# A subgroup of full measure is dense given a haar measure

I want to know why if $$\mu$$ is a haar measure on a compact $$G$$ and $$\mu(A)=\mu(G)$$ then $$A$$ is dense in $$G$$. This fact is mentioned in the wikipedia page, but I couldn't find a proof for it.

In fact, every subset of full Haar measure must be dense. This follows from the following statement, that you can also find on the wikipedia page:

Claim If $$U$$ is a nonempty open set in the locally compact group $$G$$, then the left Haar measure satisfies $$\mu(U)>0$$.

Proof: We will use the fact that Haar measure is inner regular, so there must be some compact set $$K \subset G$$ with $$\mu(K)>0$$. Given a nonempty open set $$U \subset G$$, fix some $$u\in U$$, and note that the sets $$\{gu^{-1}U: g \in K\}$$ form an open cover of $$K$$. There is a finite subcover $$\{g_ju^{-1}U: 1 \le j \le m\}$$. If $$\mu(U)=0$$ then this finite subcover, and the left-invariance of Haar measure, would yield $$\mu(K)=0$$, a contradiction.

I will assume that $$\mu (G \setminus A)=0$$. Then $$\mu (G\setminus \overline A)=0$$ and $$G\setminus \overline A$$ is open. Since Haar measure has full support this implies that $$G\setminus \overline A=\emptyset$$. Hence, $$\overline A =G$$.

[If $$K$$ is compact and $$U$$ is a non-empty open set then $$K \subset \bigcup_x (x+U)$$ and there is a finite subcover. If $$\mu (U)=0$$ then translation invariance gives $$\mu (K)=0$$. This implies that $$\mu$$ is the $$0$$ measure.
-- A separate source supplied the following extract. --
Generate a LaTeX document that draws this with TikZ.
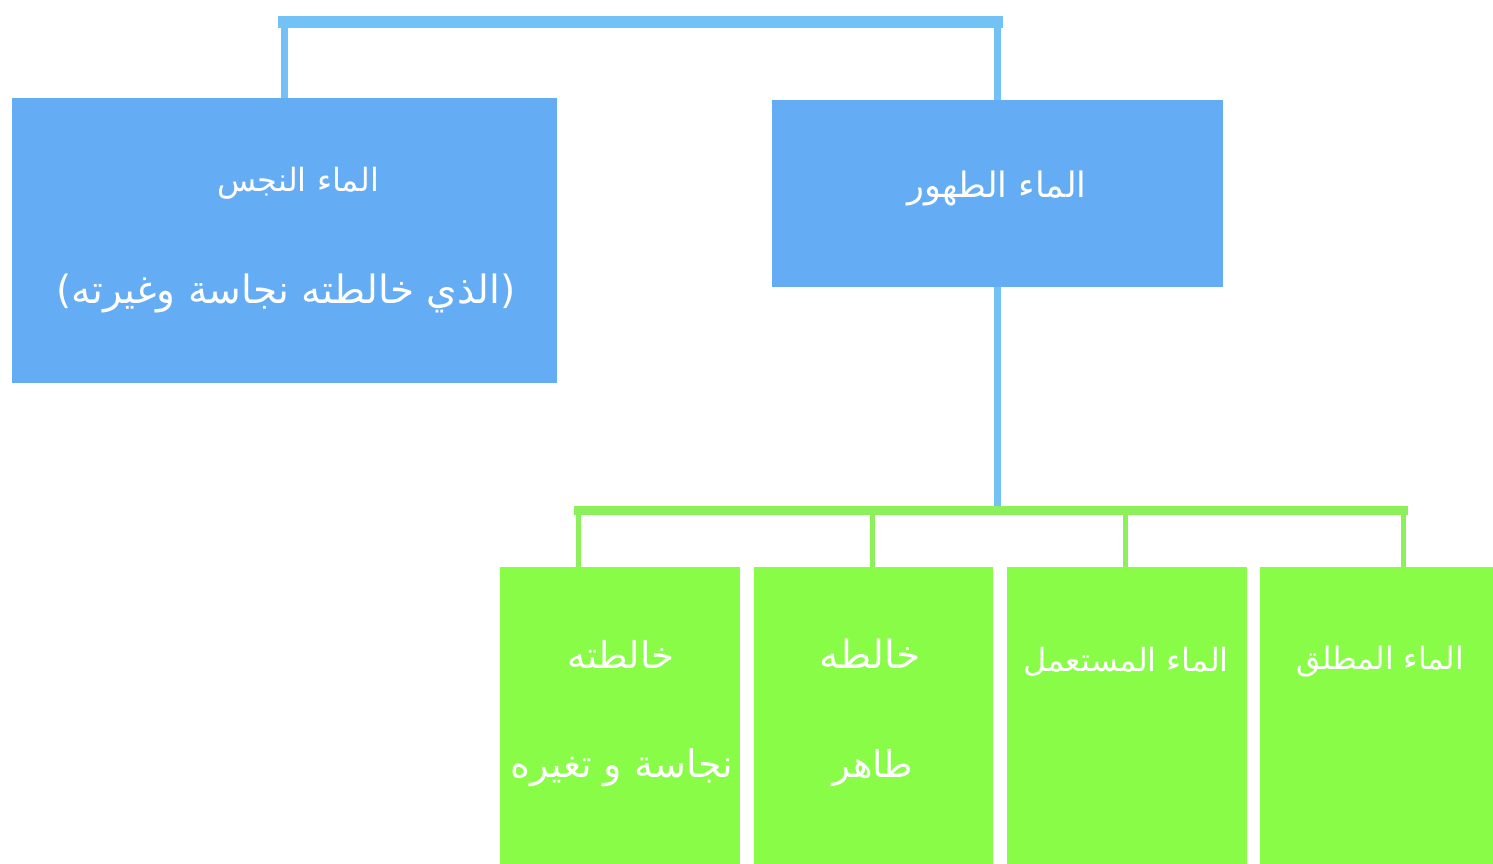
\documentclass[tikz,border=0pt]{standalone}
\usepackage{fontspec}
\newfontfamily\arabicfont[Script=Arabic]{DejaVu Sans}
\TeXXeTstate=1
\definecolor{boxblue}{RGB}{100,172,243}
\definecolor{lineblue}{RGB}{114,194,246}
\definecolor{boxgreen}{RGB}{136,252,70}
\definecolor{linegreen}{RGB}{140,240,90}
\newcommand{\ar}[1]{\beginR #1\endR}
\begin{document}
\begin{tikzpicture}[x=1pt,y=-1pt,
  bluebox/.style={fill=boxblue, draw=none, inner sep=0pt},
  greenbox/.style={fill=boxgreen, draw=none, inner sep=0pt},
  artext/.style={text=white, inner sep=0pt, align=center, font=\arabicfont\fontsize{#1}{#1}\selectfont},
  artext/.default=34,
  bluev/.style={draw=lineblue, line width=7pt},
  blueh/.style={draw=lineblue, line width=12pt},
  greenv/.style={draw=linegreen, line width=5pt},
  greenh/.style={draw=linegreen, line width=9pt}]
\useasboundingbox (0,0) rectangle (1493,864);
\clip (0,0) rectangle (1493,864);
\fill[white] (0,0) rectangle (1493,864);

% connector points
\coordinate (topl) at (284,22);
\coordinate (topr) at (997,22);
\coordinate (bar) at (997,510);
\coordinate (b1) at (578,510);
\coordinate (b2) at (872,510);
\coordinate (b3) at (1125,510);
\coordinate (b4) at (1403,510);

% boxes
\node[bluebox, minimum width=545, minimum height=285] (nj) at (284.5,240.5) {};
\node[bluebox, minimum width=451, minimum height=187] (th) at (997,193.5) {};
\node[greenbox, minimum width=240, minimum height=303] (g1) at (620,718.5) {};
\node[greenbox, minimum width=239, minimum height=303] (g2) at (873.5,718.5) {};
\node[greenbox, minimum width=240, minimum height=303] (g3) at (1127,718.5) {};
\node[greenbox, minimum width=240, minimum height=303] (g4) at (1380,718.5) {};

% blue connectors
\draw[bluev] (nj.north) -- (nj.north |- topl);
\draw[bluev] (th.north) -- (th.north |- topr);
\draw[blueh, line cap=rect] (topl) -- (topr);
\draw[bluev] (th.south) -- (th.south |- bar);
% green connectors
\draw[greenh, line cap=rect] (b1) -- (b4);
\draw[greenv] (b1) -- (b1 |- g1.north);
\draw[greenv] (b2) -- (b2 |- g2.north);
\draw[greenv] (b3) -- (b3 |- g3.north);
\draw[greenv] (b4) -- (b4 |- g4.north);

% texts
\node[artext=32] (njt1) at (298,183) {\ar{الماء النجس}};
\node[artext=39] (njt2) at (286,293) {\ar{(الذي خالطته نجاسة وغيرته)}};
\node[artext=35] (tht) at (997,188) {\ar{الماء الطهور}};
\node[artext=37] (g1t1) at (621,654) {\ar{خالطته}};
\node[artext=38] (g1t2) at (622,768) {\ar{نجاسة و تغيره}};
\node[artext=39] (g2t1) at (870,654) {\ar{خالطه}};
\node[artext=37] (g2t2) at (873,768) {\ar{طاهر}};
\node[artext=32] (g3t) at (1126,662) {\ar{الماء المستعمل}};
\node[artext=31] (g4t) at (1380,662) {\ar{الماء المطلق}};
\end{tikzpicture}
\end{document}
Hence, $$\mu (U)>0$$ for any nonempty open set $$U$$].

• Could you explain why does a haar measure has full support? May 24 at 23:49
• If $K$ is compact and $U$ is open then $K \subset \bigcup_x (x+U)$ and there is a finite subcover,. If $\mu (U)=0$ then translation invariance gives $\mu (K)=0$. This implies that $\mu$ is the $0$ measure. May 25 at 0:00

False as stated. Let $$G$$ be $$\mathbb Z^2$$ with the discrete topology. Haar measure is counting measure. Let $$A = \left\{(x,0) \mid x \in \mathbb Z\right\}$$. Then $$A$$ is closed, $$\mu(A) = +\infty = \mu(G)$$. But $$A$$ is not dense in $$G$$.

To get the correct statement: replace $$\mu(A) = \mu(G)$$ by $$\mu(G \setminus A) = 0$$.

• I corrected the question adding the condition for G to be compact, which should force the measure to be finite. thanks! May 25 at 0:21
• Good observation! I have edited my answer accordingly. May 25 at 6:31

Suppose that $$A$$is not dense in $$G$$. If $$\mu(G) < \infty$$, there is an open subset $$U$$ of $$G$$ with $$\mu(U) = 0$$. A compactness argument can be used to show that $$\mu(G) = 0$$.

I am not sure about the case of $$\mu(G) =\infty$$.